===== Data section =====

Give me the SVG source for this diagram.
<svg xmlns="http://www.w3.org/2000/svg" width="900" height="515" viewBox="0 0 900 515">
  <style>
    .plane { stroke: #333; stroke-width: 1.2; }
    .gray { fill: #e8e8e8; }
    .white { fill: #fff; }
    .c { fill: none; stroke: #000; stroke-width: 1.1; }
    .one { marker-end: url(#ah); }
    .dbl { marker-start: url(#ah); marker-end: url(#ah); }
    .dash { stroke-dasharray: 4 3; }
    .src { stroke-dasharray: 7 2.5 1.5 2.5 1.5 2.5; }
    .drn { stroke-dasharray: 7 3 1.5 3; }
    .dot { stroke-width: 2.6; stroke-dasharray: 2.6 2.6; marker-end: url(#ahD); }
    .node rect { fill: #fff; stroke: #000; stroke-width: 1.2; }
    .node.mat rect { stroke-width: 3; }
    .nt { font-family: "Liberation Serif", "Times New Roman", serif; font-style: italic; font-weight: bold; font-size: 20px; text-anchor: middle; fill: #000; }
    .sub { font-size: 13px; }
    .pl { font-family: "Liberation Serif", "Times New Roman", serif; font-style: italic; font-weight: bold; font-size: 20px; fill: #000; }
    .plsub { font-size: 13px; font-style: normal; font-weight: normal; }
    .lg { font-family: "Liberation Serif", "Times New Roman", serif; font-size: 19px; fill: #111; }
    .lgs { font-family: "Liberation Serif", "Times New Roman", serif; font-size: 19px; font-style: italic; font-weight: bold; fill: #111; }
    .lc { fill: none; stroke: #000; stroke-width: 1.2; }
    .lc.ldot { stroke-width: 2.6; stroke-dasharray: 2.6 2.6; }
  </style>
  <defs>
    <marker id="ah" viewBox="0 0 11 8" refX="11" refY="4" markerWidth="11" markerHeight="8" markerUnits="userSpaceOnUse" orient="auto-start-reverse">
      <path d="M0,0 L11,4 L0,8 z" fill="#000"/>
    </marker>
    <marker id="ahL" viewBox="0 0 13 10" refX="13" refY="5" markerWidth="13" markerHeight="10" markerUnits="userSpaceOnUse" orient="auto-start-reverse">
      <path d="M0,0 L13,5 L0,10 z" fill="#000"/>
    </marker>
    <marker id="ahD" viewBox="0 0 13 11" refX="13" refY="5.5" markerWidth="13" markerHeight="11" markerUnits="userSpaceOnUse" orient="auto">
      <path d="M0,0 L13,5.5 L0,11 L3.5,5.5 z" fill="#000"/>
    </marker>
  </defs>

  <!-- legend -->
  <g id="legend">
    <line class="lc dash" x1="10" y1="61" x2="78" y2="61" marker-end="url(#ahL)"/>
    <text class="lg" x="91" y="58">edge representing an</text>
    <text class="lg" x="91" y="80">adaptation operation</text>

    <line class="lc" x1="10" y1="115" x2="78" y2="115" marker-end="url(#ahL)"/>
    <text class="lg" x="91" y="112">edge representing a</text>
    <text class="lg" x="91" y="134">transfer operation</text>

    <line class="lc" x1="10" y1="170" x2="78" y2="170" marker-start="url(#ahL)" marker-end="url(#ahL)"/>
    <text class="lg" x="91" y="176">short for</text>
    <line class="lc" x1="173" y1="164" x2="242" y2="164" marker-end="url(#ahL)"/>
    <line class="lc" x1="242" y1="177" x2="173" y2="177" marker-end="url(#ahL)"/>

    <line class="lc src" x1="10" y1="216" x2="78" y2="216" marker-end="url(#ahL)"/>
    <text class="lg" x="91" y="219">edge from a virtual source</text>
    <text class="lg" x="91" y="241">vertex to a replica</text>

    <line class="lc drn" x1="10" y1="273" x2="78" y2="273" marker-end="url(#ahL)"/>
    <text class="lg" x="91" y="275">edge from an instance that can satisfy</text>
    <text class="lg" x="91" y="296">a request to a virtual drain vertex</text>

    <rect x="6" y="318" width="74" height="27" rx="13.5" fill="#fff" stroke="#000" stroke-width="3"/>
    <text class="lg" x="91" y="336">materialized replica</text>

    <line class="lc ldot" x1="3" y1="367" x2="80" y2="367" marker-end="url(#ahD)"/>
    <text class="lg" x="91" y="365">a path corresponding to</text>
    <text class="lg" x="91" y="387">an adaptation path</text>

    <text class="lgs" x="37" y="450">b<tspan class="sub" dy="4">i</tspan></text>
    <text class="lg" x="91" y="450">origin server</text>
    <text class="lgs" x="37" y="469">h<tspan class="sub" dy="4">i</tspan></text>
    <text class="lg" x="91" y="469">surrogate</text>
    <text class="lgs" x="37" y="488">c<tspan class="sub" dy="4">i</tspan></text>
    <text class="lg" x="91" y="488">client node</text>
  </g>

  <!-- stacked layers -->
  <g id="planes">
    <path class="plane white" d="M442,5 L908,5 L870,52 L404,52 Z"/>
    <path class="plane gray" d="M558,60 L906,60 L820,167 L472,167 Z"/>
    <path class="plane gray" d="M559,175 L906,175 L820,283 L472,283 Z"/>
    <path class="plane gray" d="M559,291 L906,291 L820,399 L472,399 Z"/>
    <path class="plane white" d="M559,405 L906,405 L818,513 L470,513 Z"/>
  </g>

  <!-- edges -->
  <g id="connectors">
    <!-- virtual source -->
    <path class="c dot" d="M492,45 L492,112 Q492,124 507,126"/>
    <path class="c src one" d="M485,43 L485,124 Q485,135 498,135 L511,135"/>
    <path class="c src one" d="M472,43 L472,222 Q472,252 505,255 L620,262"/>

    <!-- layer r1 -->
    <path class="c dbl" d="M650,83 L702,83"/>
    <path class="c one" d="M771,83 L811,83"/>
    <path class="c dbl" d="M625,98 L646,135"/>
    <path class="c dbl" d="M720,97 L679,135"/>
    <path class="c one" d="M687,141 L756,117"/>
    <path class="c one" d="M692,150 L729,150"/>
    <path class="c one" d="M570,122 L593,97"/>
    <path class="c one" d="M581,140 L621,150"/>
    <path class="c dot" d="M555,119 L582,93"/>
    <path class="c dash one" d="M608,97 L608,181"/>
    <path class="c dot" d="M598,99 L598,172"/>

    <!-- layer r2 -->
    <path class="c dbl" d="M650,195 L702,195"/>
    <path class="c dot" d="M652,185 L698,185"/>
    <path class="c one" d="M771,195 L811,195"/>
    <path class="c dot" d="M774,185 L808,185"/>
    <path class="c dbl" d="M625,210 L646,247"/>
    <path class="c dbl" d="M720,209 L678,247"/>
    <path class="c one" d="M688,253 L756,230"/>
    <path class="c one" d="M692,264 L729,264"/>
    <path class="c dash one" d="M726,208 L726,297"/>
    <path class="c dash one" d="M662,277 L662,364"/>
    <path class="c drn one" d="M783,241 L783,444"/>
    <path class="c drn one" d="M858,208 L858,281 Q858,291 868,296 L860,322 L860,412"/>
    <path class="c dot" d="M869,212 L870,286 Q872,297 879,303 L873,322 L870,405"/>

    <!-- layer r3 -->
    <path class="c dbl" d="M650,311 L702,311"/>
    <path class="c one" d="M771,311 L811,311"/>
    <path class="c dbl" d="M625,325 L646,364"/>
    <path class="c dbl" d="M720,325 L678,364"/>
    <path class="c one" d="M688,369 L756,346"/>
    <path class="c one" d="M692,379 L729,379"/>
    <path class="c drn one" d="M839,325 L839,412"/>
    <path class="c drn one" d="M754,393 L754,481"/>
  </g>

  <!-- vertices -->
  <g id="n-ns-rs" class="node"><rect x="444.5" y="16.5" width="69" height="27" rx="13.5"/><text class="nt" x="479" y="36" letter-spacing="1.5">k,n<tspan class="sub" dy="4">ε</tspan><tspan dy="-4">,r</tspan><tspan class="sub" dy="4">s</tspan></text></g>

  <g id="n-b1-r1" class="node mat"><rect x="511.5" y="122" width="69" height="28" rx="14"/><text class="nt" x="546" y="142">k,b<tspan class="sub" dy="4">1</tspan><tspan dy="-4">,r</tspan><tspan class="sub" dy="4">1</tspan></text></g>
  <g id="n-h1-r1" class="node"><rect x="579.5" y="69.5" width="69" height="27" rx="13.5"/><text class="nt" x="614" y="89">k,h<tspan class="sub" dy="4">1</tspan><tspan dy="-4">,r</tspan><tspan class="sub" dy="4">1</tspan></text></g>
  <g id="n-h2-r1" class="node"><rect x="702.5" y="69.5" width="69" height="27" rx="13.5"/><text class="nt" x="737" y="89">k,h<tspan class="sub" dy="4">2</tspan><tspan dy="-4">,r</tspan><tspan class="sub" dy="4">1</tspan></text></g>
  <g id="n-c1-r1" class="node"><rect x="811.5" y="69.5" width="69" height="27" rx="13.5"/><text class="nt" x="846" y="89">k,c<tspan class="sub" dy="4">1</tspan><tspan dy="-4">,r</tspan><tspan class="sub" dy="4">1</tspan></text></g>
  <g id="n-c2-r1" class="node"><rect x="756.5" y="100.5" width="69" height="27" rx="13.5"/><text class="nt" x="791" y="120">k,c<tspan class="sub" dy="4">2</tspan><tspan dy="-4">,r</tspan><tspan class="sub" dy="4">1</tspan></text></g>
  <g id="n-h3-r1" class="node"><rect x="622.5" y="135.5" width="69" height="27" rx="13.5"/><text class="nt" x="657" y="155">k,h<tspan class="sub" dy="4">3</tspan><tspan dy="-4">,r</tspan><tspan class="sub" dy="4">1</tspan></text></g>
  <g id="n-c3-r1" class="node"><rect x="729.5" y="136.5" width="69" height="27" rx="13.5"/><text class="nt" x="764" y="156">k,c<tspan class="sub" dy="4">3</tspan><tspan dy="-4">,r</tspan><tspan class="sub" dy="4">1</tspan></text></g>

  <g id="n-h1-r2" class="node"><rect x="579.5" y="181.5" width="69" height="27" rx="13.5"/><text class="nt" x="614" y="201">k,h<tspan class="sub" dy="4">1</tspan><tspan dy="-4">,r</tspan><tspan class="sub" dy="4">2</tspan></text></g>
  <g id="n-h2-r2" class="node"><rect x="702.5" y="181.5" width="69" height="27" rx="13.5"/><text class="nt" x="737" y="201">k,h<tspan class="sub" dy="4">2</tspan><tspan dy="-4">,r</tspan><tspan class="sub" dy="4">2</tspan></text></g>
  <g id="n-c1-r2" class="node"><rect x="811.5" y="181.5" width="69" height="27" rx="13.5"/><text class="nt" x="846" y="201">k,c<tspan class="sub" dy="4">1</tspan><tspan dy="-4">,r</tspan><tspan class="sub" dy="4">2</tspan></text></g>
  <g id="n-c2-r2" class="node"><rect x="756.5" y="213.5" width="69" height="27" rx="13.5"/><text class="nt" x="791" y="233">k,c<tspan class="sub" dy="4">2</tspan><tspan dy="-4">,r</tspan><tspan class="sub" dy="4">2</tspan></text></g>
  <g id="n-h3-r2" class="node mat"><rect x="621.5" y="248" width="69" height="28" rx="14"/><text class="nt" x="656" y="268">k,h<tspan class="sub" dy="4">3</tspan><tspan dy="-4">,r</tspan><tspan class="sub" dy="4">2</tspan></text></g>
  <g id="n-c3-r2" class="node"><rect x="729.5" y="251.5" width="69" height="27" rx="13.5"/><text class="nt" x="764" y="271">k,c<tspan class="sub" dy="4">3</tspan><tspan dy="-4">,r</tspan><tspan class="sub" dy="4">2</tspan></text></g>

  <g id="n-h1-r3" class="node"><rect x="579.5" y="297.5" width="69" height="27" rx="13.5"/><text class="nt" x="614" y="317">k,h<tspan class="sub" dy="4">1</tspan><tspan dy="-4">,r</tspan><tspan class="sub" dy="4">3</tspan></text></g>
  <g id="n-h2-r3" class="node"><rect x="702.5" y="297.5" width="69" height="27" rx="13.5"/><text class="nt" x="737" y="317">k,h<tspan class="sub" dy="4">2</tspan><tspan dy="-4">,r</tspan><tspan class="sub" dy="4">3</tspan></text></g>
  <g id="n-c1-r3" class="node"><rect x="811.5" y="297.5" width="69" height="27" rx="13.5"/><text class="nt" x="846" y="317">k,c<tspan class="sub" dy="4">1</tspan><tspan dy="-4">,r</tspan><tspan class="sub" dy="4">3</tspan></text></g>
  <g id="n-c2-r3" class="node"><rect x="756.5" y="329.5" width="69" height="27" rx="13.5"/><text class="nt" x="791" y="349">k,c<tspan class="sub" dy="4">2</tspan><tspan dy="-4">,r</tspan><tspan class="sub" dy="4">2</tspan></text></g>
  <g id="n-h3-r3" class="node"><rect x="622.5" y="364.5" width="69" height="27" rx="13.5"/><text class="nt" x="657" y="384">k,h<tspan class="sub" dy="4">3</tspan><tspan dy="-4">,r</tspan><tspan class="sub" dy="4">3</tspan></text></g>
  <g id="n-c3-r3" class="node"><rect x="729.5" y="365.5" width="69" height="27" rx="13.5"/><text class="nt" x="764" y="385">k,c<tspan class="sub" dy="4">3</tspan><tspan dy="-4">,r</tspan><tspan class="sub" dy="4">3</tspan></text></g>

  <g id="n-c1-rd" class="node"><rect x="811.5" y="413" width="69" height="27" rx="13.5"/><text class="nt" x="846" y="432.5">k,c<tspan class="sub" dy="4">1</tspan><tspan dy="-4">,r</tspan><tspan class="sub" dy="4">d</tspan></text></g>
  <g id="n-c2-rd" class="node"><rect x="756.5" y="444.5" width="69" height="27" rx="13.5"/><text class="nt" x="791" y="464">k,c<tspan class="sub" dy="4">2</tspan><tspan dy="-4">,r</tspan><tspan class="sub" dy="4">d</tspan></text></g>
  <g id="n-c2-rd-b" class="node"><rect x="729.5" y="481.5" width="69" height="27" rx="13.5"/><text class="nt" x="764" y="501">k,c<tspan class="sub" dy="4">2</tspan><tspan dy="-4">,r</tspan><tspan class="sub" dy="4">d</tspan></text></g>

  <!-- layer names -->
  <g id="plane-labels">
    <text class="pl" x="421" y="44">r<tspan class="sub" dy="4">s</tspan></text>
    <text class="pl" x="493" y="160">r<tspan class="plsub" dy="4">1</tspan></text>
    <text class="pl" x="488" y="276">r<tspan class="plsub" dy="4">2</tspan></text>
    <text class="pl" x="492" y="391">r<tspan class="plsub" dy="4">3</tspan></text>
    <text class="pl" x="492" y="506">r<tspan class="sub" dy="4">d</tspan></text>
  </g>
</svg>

=====

*What the task requires*. For this exercise, gather every line of the data that contains the word "source".

*Exercise solution*.
Give me the SVG source for this diagram.
    <text class="lg" x="91" y="219">edge from a virtual source</text>
    <!-- virtual source -->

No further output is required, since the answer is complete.